The stock rose about 1 percent Tuesday after the Appaloosa Management president lambasted Allergan's executives, characterizing recent decision-making at $47 billion Allergan as "self-inflicted wounds" and marred by "ill-considered initiatives."
"In the wake of last Tuesday's earnings call (and market reaction) it should by now be readily apparent to all interested and responsible parties that Allergan requires a fresh approach to its business strategy and an unbiased review of its capabilities, opportunities, and way forward," Tepper wrote in Appaloosa's letter. "Of course, fully arresting AGN's decline will require rigorous follow-through and likely more radical remediation measures."
Appaloosa first asked Allergan's board to separate the roles of chairman and CEO in a letter dated April 23, 2018. Despite two subsequent letters advocating the change, the Allergan directors have "ignored" similar proposals in the past, Tepper said.
Allergan offered the following statement to CNBC:
"Allergan's Board of Directors has received Appaloosa's proposal and is committed to continuing to engage with them, as we do any shareholder who has input and constructive ideas.
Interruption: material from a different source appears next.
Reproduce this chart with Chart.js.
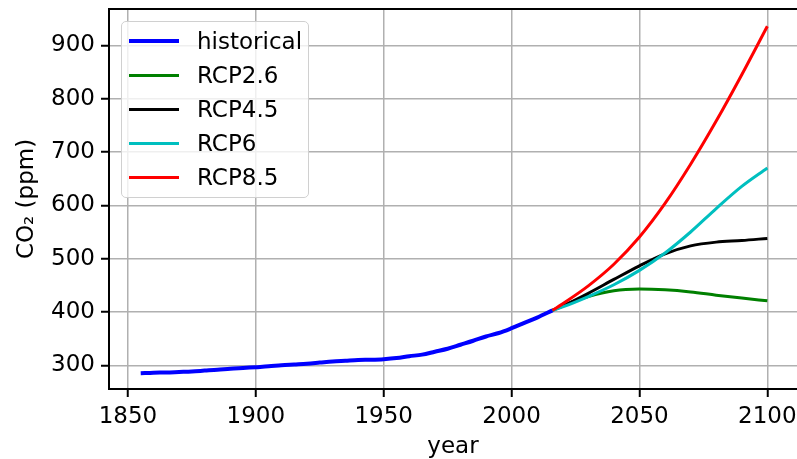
<!DOCTYPE html>
<html>
<head>
<meta charset="utf-8">
<script src="https://cdn.jsdelivr.net/npm/chart.js@4.4.1/dist/chart.umd.min.js"></script>
<style>
  body { margin: 0; background: #fff; }
  #wrap { position: relative; width: 797px; height: 459px; }
  #legend {
    position: absolute; left: 121px; top: 21px; width: 186px; height: 175px;
    border: 1.5px solid #d0d0d0; border-radius: 5px; background: rgba(255,255,255,0.8);
    font-family: "DejaVu Sans", sans-serif; font-size: 23px; color: #000;
  }
  .row { position: absolute; left: 0; height: 34px; }
  .row span.ln { position: absolute; left: 7px; width: 50px; top: 0; }
  .row span.tx { position: absolute; left: 75px; top: 0; line-height: 34px; white-space: nowrap; }
</style>
</head>
<body>
<div id="wrap">
  <canvas id="co2" width="797" height="459"></canvas>
  <div id="legend"></div>
</div>
<script>
//data
var histYears = [1855,1860,1865,1870,1875,1880,1885,1890,1895,1900,1905,1910,1915,1920,1925,1930,1935,1940,1945,1950,1955,1960,1965,1970,1975,1980,1985,1990,1995,2000,2005,2010,2016];
var histCO2 = [285,286,286.5,287.5,288.5,290,291.5,293.5,295,296.5,298,300,301.5,303,305,307,308.5,310,310.5,311.5,313.5,317,320,325.5,331,338.5,346,354,360.5,369.5,379.5,389.5,403];

var rcpYears = [2016,2020,2030,2040,2050,2060,2070,2080,2090,2100];
var rcp26 = [403,412,429,440,443,441.5,437.5,431.5,426,421];
var rcp45 = [403,411,435,461,486.5,509,524,531,534,538];
var rcp60 = [403,409.5,429,451,478,510.5,550,594,635.5,670];
var rcp85 = [403,415.5,449,489.5,540.5,603.5,677,758,845,936];

var xTicks = [1850,1900,1950,2000,2050,2100];
var yTicks = [300,400,500,600,700,800,900];

function pts(xs, ys){
    return xs.map(function(x, i){ return {x: x, y: ys[i]}; });
}

var series = [
    {label: 'historical', xs: histYears, ys: histCO2, color: '#0000ff', width: 4},
    {label: 'RCP2.6', xs: rcpYears, ys: rcp26, color: '#008000', width: 3},
    {label: 'RCP4.5', xs: rcpYears, ys: rcp45, color: '#000000', width: 3},
    {label: 'RCP6', xs: rcpYears, ys: rcp60, color: '#00bfbf', width: 3},
    {label: 'RCP8.5', xs: rcpYears, ys: rcp85, color: '#ff0000', width: 3}
];

var font = {family: 'DejaVu Sans', size: 23};

//top spine
var frame = {
    id: 'frame',
    afterDraw: function(chart){
        var a = chart.chartArea, c = chart.ctx;
        c.save();
        c.strokeStyle = '#000';
        c.lineWidth = 2;
        c.beginPath();
        c.moveTo(a.left - 1, a.top);
        c.lineTo(a.right, a.top);
        c.stroke();
        c.restore();
    }
};

function noPad(scale){
    scale.paddingTop = 0;
    scale.paddingBottom = 0;
    scale.paddingLeft = 0;
    scale.paddingRight = 0;
}

var myChart = new Chart(document.getElementById('co2').getContext('2d'), {
    type: 'line',
    data: {
        datasets: series.map(function(s){
            return {
                label: s.label,
                data: pts(s.xs, s.ys),
                borderColor: s.color,
                borderWidth: s.width,
                pointRadius: 0,
                fill: false,
                cubicInterpolationMode: 'monotone'
            };
        }).reverse()
    },
    options: {
        responsive: false,
        animation: false,
        layout: {padding: {top: 9, right: 0, left: 0, bottom: 0}},
        plugins: {legend: {display: false}, tooltip: {enabled: false}},
        scales: {
            x: {
                type: 'linear',
                min: 1842.6,
                max: 2111.6,
                afterBuildTicks: function(scale){ scale.ticks = xTicks.map(function(v){ return {value: v}; }); },
                afterFit: function(scale){ scale.height = 70; noPad(scale); },
                ticks: {font: font, color: '#000', padding: 6, maxRotation: 0,
                        callback: function(v){ return String(v); }},
                grid: {color: '#b0b0b0', lineWidth: 1.5, tickColor: '#000', tickLength: 8, tickWidth: 2},
                border: {color: '#000', width: 2},
                title: {display: true, text: 'year', font: {family: 'DejaVu Sans', size: 23, lineHeight: 1}, color: '#000', padding: {top: -4, bottom: 0}}
            },
            y: {
                min: 255.5,
                max: 968.3,
                afterBuildTicks: function(scale){ scale.ticks = yTicks.map(function(v){ return {value: v}; }); },
                afterFit: function(scale){ scale.width = 109; noPad(scale); },
                ticks: {font: font, color: '#000', padding: 6,
                        callback: function(v){ return String(v); }},
                grid: {color: '#b0b0b0', lineWidth: 1.5, tickColor: '#000', tickLength: 8, tickWidth: 2},
                border: {color: '#000', width: 2},
                title: {display: true, text: 'CO₂ (ppm)', font: font, color: '#000', padding: {top: 13, bottom: 0}}
            }
        }
    },
    plugins: [frame]
});

//legend
var leg = document.getElementById('legend');
series.forEach(function(s, i){
    var row = document.createElement('div');
    row.className = 'row';
    row.style.top = (2 + i * 34) + 'px';
    row.style.width = '100%';
    var ln = document.createElement('span');
    ln.className = 'ln';
    ln.style.height = s.width + 'px';
    ln.style.top = (17 - s.width / 2) + 'px';
    ln.style.background = s.color;
    var tx = document.createElement('span');
    tx.className = 'tx';
    tx.textContent = s.label;
    row.appendChild(ln);
    row.appendChild(tx);
    leg.appendChild(row);
});
</script>
</body>
</html>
The Board of Directors is committed to strong governance practices and independent board leadership. The company has been executing its strategy to drive growth and value for shareholders as it transforms into a global biopharmaceutical leader. Allergan has a strong long-term outlook across its four key therapeutics areas and a highly promising R&D pipeline."
The company reported a $4.3 billion loss in the fourth quarter as it posted about $5.4 billion in pretax impairment charges. It reported last week a loss of $12.83 a share, an about-face compared with profits of $8.88 a share from a year ago. Analysts polled by Refinitiv were expecting a loss of 44 cents a share.
Appaloosa Management has approximately $14 billion of assets under management. Tepper also owns the National Football League team Carolina Panthers.